A flu shot is a good prevention against a pending influenza pandemic that worries the Public Health Agency of Canada.
Going to wakes and funerals could be the death of Atlantic Canadians. Or, at least so warns the Public Health Agency of Canada.
The agency is being pragmatic, adding a slight twist of the macabre, as it discusses the possible impact from the next influenza pandemic.
A pandemic occurs, on the average, three to four times a century, so we seem overdue in North America. It’s one of the reasons why public health officials are increasingly adamant each year in urging Canadians to get a flu vaccine shot.
While health officials have detailed plans to ensure people survive a pandemic, they also propose some unsettling recommendations for the nation's funeral homes to handle those who don't. Given the almost religious devotion of Atlantic Canadians to turn out by the hundreds to offer support and sympathy to families, and pay last respects to the deceased, we seem at greater risk in this region than other parts of Canada.
Funeral homes can expect to handle about six months work within a six- to eight-week period.
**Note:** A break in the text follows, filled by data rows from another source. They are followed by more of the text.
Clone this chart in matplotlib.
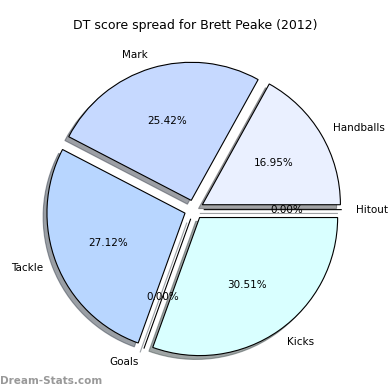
import matplotlib
matplotlib.use("Agg")
from matplotlib import pyplot as plt

labels = ['Handballs', 'Mark', 'Tackle', 'Goals', 'Kicks', 'Hitout']
values = [10, 15, 16, 0, 18, 0]
colors = ['#EAF0FF', '#C6D9FF', '#B8D6FF', '#C0E0FF', '#D9FFFF', '#E0E8FF']
explode = [0.07] * len(values)


def main():
    fig = plt.figure(figsize=(3.9, 3.9), dpi=100)
    ax = fig.add_axes([0.055, 0.02, 0.885, 0.885])
    wedges, texts, autotexts = ax.pie(values, labels=labels, colors=colors, explode=explode,
                                      autopct='%1.2f%%', shadow=True, startangle=0,
                                      wedgeprops={'linewidth': 0.8, 'edgecolor': 'black'},
                                      textprops={'fontsize': 7.5})
    ax.set_aspect('equal')
    fig.text(0.5, 0.925, 'DT score spread for Brett Peake (2012)', ha='center', fontsize=9)
    fig.text(0.0, 0.015, 'Dream-Stats.com', color='#999999', fontsize=7.5, fontweight='bold')
    fig.savefig('out.png', dpi=100)


if __name__ == '__main__':
    main()
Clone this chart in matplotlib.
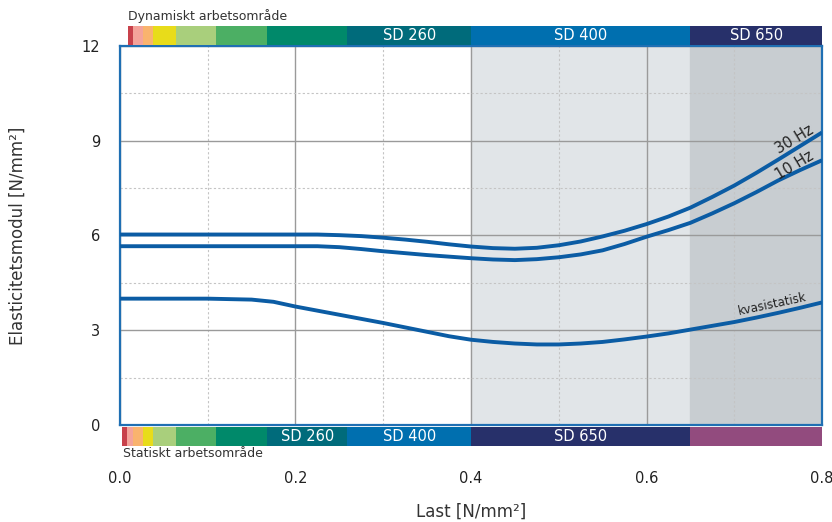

Parlours in larger cities may not be able to cope with the increased demand.
It conjures up graphic images of the Black Death or bubonic plague which swept across Europe in the Middle Ages, killing millions, and resulting in corpses being tossed out into the streets, followed by mass burials.
Funeral homes are being urged to make plans if their own staff gets sick, including arrangements with volunteers from service clubs or churches to dig graves. Storage space for corpses could also be a problem, so refrigerated trucks, or curling and hockey rinks, could be pressed into service.
The most recent pandemic was the outbreak of the Ebola virus in West Africa. Isolated cases in North America caused considerable fear and concern. While Ebola was spread through direct contact with the bodily fluids of victims or corpses, the body of someone dying from the flu is not contagious. But mourners who attend funeral homes and churches could be contagious.
So the agency urges provincial health officials to plan on possible restrictions on the type and size of gatherings. That would be a huge problem, especially in a province like Prince Edward Island, where the average attendance at a visitation or wake is 1,000 to 1,400 people.
The health agency recommends that funeral homes stock an extra supply of inexpensive caskets because families could experience multiple deaths, which would strain financial resources. It’s all not very reassuring.
We like to think that our modern healthcare system makes us immune or invulnerable to pandemics. Yet the odds are increasing for an influenza outbreak. Viruses and bacteria are becoming resistant or immune to drugs. Humans interact on a massive scale each day around the globe by plane, train, ship and automobile. The chances of limiting such an outbreak to a single country or region is remote.
It’s not a pleasant prediction being offered by our public health agency. But we have to plan and be ready.